Manually inserting topic-specific stopwords


I'm using tidytext's built-in anti_join(get_stopwords()) command to clean documents from a data of customer review of tech products, but I found out the output corpus consists primarily of tech specification (e.g., Windows 10, 720p Camera, 380.6 x 258.2 x 22.45 (inches), IntelCore, etc.) and comes with little adjectives and nouns indicative a customer's satisfaction of a product).

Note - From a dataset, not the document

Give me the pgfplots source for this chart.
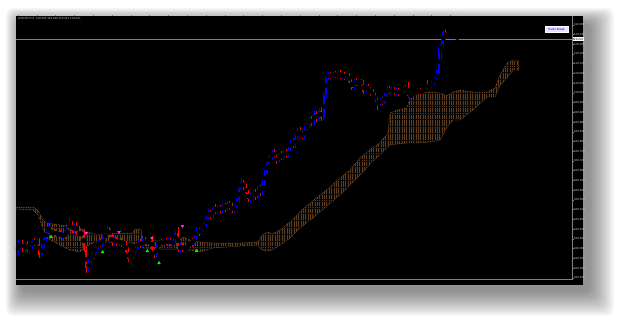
\documentclass[border=0pt]{standalone}
\usepackage{fontspec}
\setmainfont{Liberation Sans}
\usepackage{pgfplots}
\usepackage{pgfplotstable}
\pgfplotsset{compat=1.18}
\usetikzlibrary{patterns.meta}
\definecolor{cloudc}{RGB}{130,86,48}
\definecolor{cloudhatch}{RGB}{92,61,34}
\definecolor{cloudfill}{RGB}{10,7,4}
\definecolor{bull}{RGB}{0,0,255}
\definecolor{bear}{RGB}{255,0,0}
\definecolor{axgray}{RGB}{128,128,128}
\definecolor{lbl}{RGB}{200,200,200}
\definecolor{kumobg}{RGB}{232,226,255}
\definecolor{greenc}{RGB}{0,255,0}
\definecolor{magc}{RGB}{255,40,255}
\newcommand\tf{\fontsize{3}{3.6}\selectfont}

\pgfplotstableread{
i o h l c
0 252 240 255 245
1 245 241 250 243
2 243 240 252 249
3 249 242 253 244
4 244 241 252 250
5 250 245 254 247
6 247 239 249 241
7 241 238 246 244
8 244 239 247 241
9 241 238 258 255
10 255 244 258 246
11 246 236 248 238
12 238 229 241 232
13 232 222 235 229
14 229 227 236 234
15 234 229 238 231
16 231 229 237 235
17 235 231 238 233
18 233 230 238 236
19 236 232 240 234
20 234 230 239 236
21 236 225 238 228
22 228 217 231 224
23 224 221 233 231
24 231 223 233 226
25 226 222 235 232
26 232 226 241 236
27 236 228 239 231
28 231 229 252 250
29 250 246 273 268
30 268 258 272 262
31 262 252 265 256
32 256 250 260 253
33 253 244 256 247
34 247 240 249 243
35 243 238 247 245
36 245 235 247 238
37 238 231 241 234
38 234 226 236 229
39 229 227 238 235
40 235 233 246 243
41 243 236 245 239
42 239 237 246 244
43 244 238 246 240
44 240 238 247 245
45 245 241 248 243
46 243 241 255 252
47 252 247 262 259
48 259 254 266 257
49 257 250 259 253
50 253 246 255 248
51 248 240 250 242
52 242 239 248 246
53 246 238 248 240
54 240 237 246 244
55 244 238 246 240
56 240 236 243 238
57 238 236 252 250
58 250 247 258 255
59 255 243 257 246
60 246 240 249 241
61 241 239 246 244
62 244 239 247 241
63 241 238 245 243
64 243 238 246 240
65 240 238 246 244
66 244 239 247 241
67 241 231 244 233
68 233 227 252 249
69 249 243 253 245
70 245 243 252 250
71 250 246 253 248
72 248 244 252 246
73 246 240 248 242
74 242 238 247 244
75 244 235 246 237
76 237 227 240 230
77 230 228 236 233
78 233 226 235 228
79 228 223 232 225
80 225 216 227 218
81 218 209 220 212
82 212 210 219 216
83 216 206 218 208
84 208 204 214 212
85 212 205 214 207
86 207 205 213 211
87 211 203 213 205
88 205 203 212 209
89 209 201 211 203
90 203 201 210 207
91 207 203 213 210
92 210 204 214 207
93 207 198 209 200
94 200 186 203 189
95 189 178 191 182
96 182 180 190 187
97 187 184 196 193
98 193 190 202 199
99 199 193 203 196
100 196 190 198 192
101 192 189 200 197
102 197 186 199 189
103 189 185 196 193
104 193 180 195 183
105 183 170 186 173
106 173 160 175 163
107 163 154 166 157
108 157 150 160 152
109 152 149 159 157
110 157 154 164 161
111 161 153 163 155
112 155 151 160 158
113 158 150 160 152
114 152 149 158 156
115 156 147 158 149
116 149 140 151 142
117 142 139 148 146
118 146 135 148 137
119 137 128 139 130
120 130 127 137 134
121 134 131 139 137
122 137 126 139 129
123 129 122 131 124
124 124 116 127 119
125 119 116 126 123
126 123 110 125 113
127 113 111 122 119
128 119 108 121 111
129 111 107 121 118
130 118 92 120 95
131 95 74 97 77
132 77 72 80 75
133 75 72 79 77
134 77 72 78 74
135 74 71 78 76
136 76 72 78 74
137 74 70 79 77
138 77 73 79 75
139 75 72 80 78
140 78 70 79 75
141 75 73 84 82
142 82 78 90 88
143 88 79 89 81
144 81 78 86 84
145 84 79 86 81
146 81 79 86 84
147 84 80 94 92
148 92 85 93 87
149 87 84 92 90
150 90 87 96 94
151 94 89 98 96
152 96 93 102 100
153 100 97 110 104
154 104 98 106 100
155 100 97 105 103
156 103 93 104 95
157 95 86 97 89
158 89 86 94 92
159 92 87 94 89
160 89 87 95 93
161 93 88 95 90
162 90 88 96 94
163 94 90 96 92
164 92 86 94 88
165 88 85 92 90
166 90 82 98 96
167 96 93 99 95
168 95 91 97 93
169 93 90 96 92
170 92 88 94 90
171 90 88 95 93
172 93 87 94 89
173 89 86 91 88
174 88 80 92 91
175 91 84 92 86
176 86 81 88 83
177 83 76 85 78
178 78 70 80 73
179 73 48 75 51
180 51 41 60 44
181 44 30 47 32
182 32 30 40 37
183 37 33 39 35
184 35 33 38 36
185 36 34 39 37
186 37 35 39 36
187 36 35 40 39
}\candles

% Ichimoku cloud outline: upper span forward, then lower span backward
\pgfplotstableread{
i y
-1 207
6.4 207
8.5 210
10.6 220
12.3 223
17.9 225
22.1 226
26.4 228
29.4 232
32.8 234
39.1 234
45.5 233
48.9 233
49.8 229
52.3 229
53.2 240
60.4 241
68.9 240
70.2 237
73.2 240
77.4 242
83 243
94.5 243
102.1 242
103.8 235
106.4 232
108.1 234
111.5 230
115.7 222
120 212
124.3 203
128.5 195
132.8 187
137 178
141.3 170
145.5 158
150.6 148
154 143
157.4 133
158.3 113
161.3 110
165.5 108
166.8 98
169.8 93
175.3 92
179.6 93
182.6 96
185.1 92
188.1 90
193.6 92
199.6 92
203 88
205.1 75
208.1 63
210.6 60
213 60
213 70
210.6 70
208.1 78
205.1 85
203 97
199.6 97
193.6 110
188.1 120
185.1 120
182.6 127
179.6 140
175.3 142
169.8 143
166.8 143
165.5 143
161.3 144
158.3 145
157.4 147
154 155
150.6 162
145.5 175
141.3 185
137 195
132.8 203
128.5 212
124.3 220
120 228
115.7 238
111.5 245
108.1 250
106.4 251
103.8 250
102.1 245
94.5 246
83 248
77.4 252
73.2 250
70.2 250
68.9 249
60.4 249
53.2 248
52.3 245
49.8 244
48.9 243
45.5 241
39.1 242
32.8 242
29.4 246
26.4 252
22.1 250
17.9 245
12.3 238
10.6 228
8.5 215
6.4 210
-1 209
}\cloud

\begin{document}
\begin{tikzpicture}
\begin{scope}[x=1bp,y=1bp]
\useasboundingbox (0,0) rectangle (619,-321);
\fill[white] (0,0) rectangle (619,-321);
\foreach \k in {1,...,18} {
  \fill[black, opacity=0.028, rounded corners=8bp] ({22-0.9*\k},{-24+0.9*\k}) rectangle ({589+1.4*\k},{-291-1.4*\k});
}
\fill[black] (16,-16) rectangle (583,-285);
\end{scope}

\begin{axis}[
  at={(16bp,-279bp)}, anchor=south west,
  scale only axis, width=556bp, height=263bp,
  xmin=-0.851, xmax=235.745, ymin=16, ymax=279, y dir=reverse,
  axis line style={draw=none},
  tick align=outside, major tick length=1.5bp,
  tick style={draw=axgray, line width=0.4bp},
  xtick pos=right, xticklabel pos=right,
  ytick pos=right, yticklabel pos=right,
  xtick={0,8,...,184},
  xticklabels={24 May 2021,25 May 00:00,25 May 08:00,25 May 16:00,26 May 00:00,26 May 08:00,26 May 16:00,27 May 00:00,27 May 08:00,27 May 16:00,28 May 00:00,28 May 08:00,28 May 16:00,31 May 00:00,31 May 08:00,31 May 16:00,1 Jun 00:00,1 Jun 08:00,1 Jun 16:00,2 Jun 00:00,2 Jun 08:00,2 Jun 16:00,3 Jun 00:00,3 Jun 08:00},
  xticklabel style={anchor=north west, inner sep=0.3bp, xshift=0.3bp, yshift=1.2bp, font=\tf, text=lbl},
  ytick={24.72,34.45,44.18,53.91,63.64,73.37,83.1,92.83,102.56,112.29,122.02,131.75,141.48,151.21,160.94,170.67,180.4,190.13,199.86,209.59,219.32,229.05,238.78,248.51,258.24,267.97,277.7},
  yticklabels={110.280,110.240,110.200,110.160,110.120,110.080,110.040,110.000,109.960,109.920,109.880,109.840,109.800,109.760,109.720,109.680,109.640,109.600,109.560,109.520,109.480,109.440,109.400,109.360,109.320,109.280,109.240},
  yticklabel style={anchor=west, inner sep=0.3bp, font=\tf, text=lbl},
]
% Ichimoku cloud (hatched area between the spans)
\addplot[fill=cloudfill, draw=cloudc, densely dotted, line width=0.45bp,
  postaction={pattern={Lines[angle=90,distance=2.35bp,line width=0.35bp]}, pattern color=cloudhatch}]
  table[x=i, y=y] {\cloud} -- cycle;

% current price line
\addplot[axgray, line width=0.6bp] coordinates {(-0.851,39) (235.745,39)};

% bullish wicks and bodies
\addplot[only marks, mark=none, error bars/.cd, y dir=both, y explicit, error mark=none,
  error bar style={draw=bull, line width=0.6bp}]
  table[x=i, y expr={\thisrow{c}<=\thisrow{o} ? (\thisrow{h}+\thisrow{l})/2 : -1000}, y error expr={(\thisrow{l}-\thisrow{h})/2}] {\candles};
\addplot[only marks, mark=none, error bars/.cd, y dir=both, y explicit, error mark=none,
  error bar style={draw=bull, line width=2bp}]
  table[x=i, y expr={\thisrow{c}<=\thisrow{o} ? (\thisrow{o}+\thisrow{c})/2 : -1000}, y error expr={max(abs(\thisrow{o}-\thisrow{c})/2,0.4)}] {\candles};
% bearish wicks and bodies
\addplot[only marks, mark=none, error bars/.cd, y dir=both, y explicit, error mark=none,
  error bar style={draw=bear, line width=0.6bp}]
  table[x=i, y expr={\thisrow{c}>\thisrow{o} ? (\thisrow{h}+\thisrow{l})/2 : -1000}, y error expr={(\thisrow{l}-\thisrow{h})/2}] {\candles};
\addplot[only marks, mark=none, error bars/.cd, y dir=both, y explicit, error mark=none,
  error bar style={draw=bear, line width=2bp}]
  table[x=i, y expr={\thisrow{c}>\thisrow{o} ? (\thisrow{o}+\thisrow{c})/2 : -1000}, y error expr={max(abs(\thisrow{o}-\thisrow{c})/2,0.4)}] {\candles};

% signal arrows
\addplot[only marks, mark=triangle*, mark size=1.6bp, greenc] coordinates {(14,237) (36,252) (55,251) (60,263) (76,251)};
\addplot[only marks, mark=triangle*, mark size=1.6bp, magc, mark options={rotate=180}] coordinates {(29,233) (43,232) (57,238) (70,226)};
\end{axis}

\begin{scope}[x=1bp,y=1bp]
\draw[axgray, line width=0.5bp] (572,-16) -- (572,-279) -- (16,-279);
\node[anchor=west, font=\tf, text=lbl, inner sep=0] at (18,-19) {USDJPY,H1\ \ 110.230 110.236 110.212 110.221};
\node[fill=kumobg, draw=white, line width=0.3bp, text=bull, font=\tf, inner sep=0.5bp, minimum width=23bp, minimum height=5.5bp] at (556.5,-29) {Kumo Break};
\node[fill=white, text=black, font=\tf, inner sep=0.3bp, minimum width=11bp, minimum height=4.5bp, anchor=west] at (572.3,-39) {110.221};
\end{scope}
\end{tikzpicture}
\end{document}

Is there any handy ways to compile a list of tech terms to remove (such as those listed earlier) and manually insert it into get_stopwords() or equivalent functions to better identify those non-tech adjectives and nouns in customer reviews?


Solution

  • You can create a data frame of your own stop words. This example uses a novel by HG Wells and two user-specified stop words (thanks to https://www.tidytextmining.com/tidytext.html). I don't know if there is a reputable corpus out there of tech-related stop words.

    hgwells <- gutenberg_download(35)
    my_stop_words <- data.frame(word=c('time','machine')) # list of your stop words
    hgwells %>% unnest_tokens(word,text) %>% 
      anti_join(my_stop_words) # removes words 'time' and 'machine'